▶ Stated task
Without the pictures, can you quote each line below exactly?

·····

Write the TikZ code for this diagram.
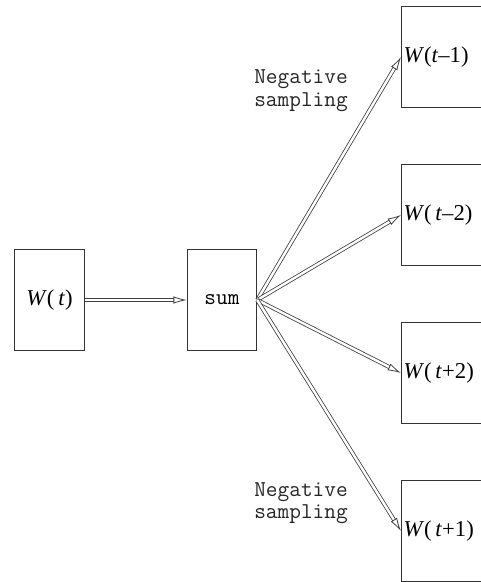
\documentclass[tikz,border=0pt]{standalone}
\usepackage{fontspec}
\setmainfont{Liberation Serif}
\usetikzlibrary{arrows.meta}

\begin{document}
\begin{tikzpicture}[x=0.75pt, y=-0.75pt, font=\fontsize{17}{19}\selectfont,
    box/.style={draw=black!80, line width=0.8pt, minimum width=52pt, minimum height=75.5pt, inner sep=0pt},
    outbox/.style={box, text width=72pt, align=left, inner xsep=1.5pt},
    link/.style={draw=black!75, line width=0.6pt, double=white, double distance=1.8pt,
      -{Latex[open, length=10pt, width=5.5pt]}},
    lbl/.style={font=\ttfamily\fontsize{17}{17}\selectfont, align=center, text=black!85}]
  \useasboundingbox (0,0) rectangle (481,582);
  % input word and its sum
  \node[box] (wt) at (49.5,300) {\textit{W}(\,\textit{t})};
  \node[box, font=\ttfamily\fontsize{17}{17}\selectfont] (sum) at (222,300) {sum};
  % context words
  \node[outbox] (wm1) at (451.5,57) {\textit{W}(\textit{t}–1)};
  \node[outbox] (wm2) at (451.5,215) {\textit{W}(\,\textit{t}–2)};
  \node[outbox] (wp2) at (451.5,373) {\textit{W}(\,\textit{t}+2)};
  \node[outbox] (wp1) at (451.5,531) {\textit{W}(\,\textit{t}+1)};
  \node[lbl] (neg1) at (301,91) {Negative\\sampling};
  \node[lbl] (neg2) at (301,503) {Negative\\sampling};
  \draw[link] (wt) -- (sum);
  \foreach \w in {wm1, wm2, wp2, wp1}
    \draw[link] (sum.east) -- (\w.west);
\end{tikzpicture}
\end{document}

·····

▶ Result of the task
Write the TikZ code for this diagram.
\documentclass[tikz,border=0pt]{standalone}
\usepackage{fontspec}
\setmainfont{Liberation Serif}
\usetikzlibrary{arrows.meta}

\begin{document}
\begin{tikzpicture}[x=0.75pt, y=-0.75pt, font=\fontsize{17}{19}\selectfont,
    box/.style={draw=black!80, line width=0.8pt, minimum width=52pt, minimum height=75.5pt, inner sep=0pt},
    outbox/.style={box, text width=72pt, align=left, inner xsep=1.5pt},
    link/.style={draw=black!75, line width=0.6pt, double=white, double distance=1.8pt,
      -{Latex[open, length=10pt, width=5.5pt]}},
    lbl/.style={font=\ttfamily\fontsize{17}{17}\selectfont, align=center, text=black!85}]
  \useasboundingbox (0,0) rectangle (481,582);
  % input word and its sum
  \node[box] (wt) at (49.5,300) {\textit{W}(\,\textit{t})};
  \node[box, font=\ttfamily\fontsize{17}{17}\selectfont] (sum) at (222,300) {sum};
  % context words
  \node[outbox] (wm1) at (451.5,57) {\textit{W}(\textit{t}–1)};
  \node[outbox] (wm2) at (451.5,215) {\textit{W}(\,\textit{t}–2)};
  \node[outbox] (wp2) at (451.5,373) {\textit{W}(\,\textit{t}+2)};
  \node[outbox] (wp1) at (451.5,531) {\textit{W}(\,\textit{t}+1)};
  \node[lbl] (neg1) at (301,91) {Negative\\sampling};
  \node[lbl] (neg2) at (301,503) {Negative\\sampling};
  \draw[link] (wt) -- (sum);
  \foreach \w in {wm1, wm2, wp2, wp1}
    \draw[link] (sum.east) -- (\w.west);
\end{tikzpicture}
\end{document}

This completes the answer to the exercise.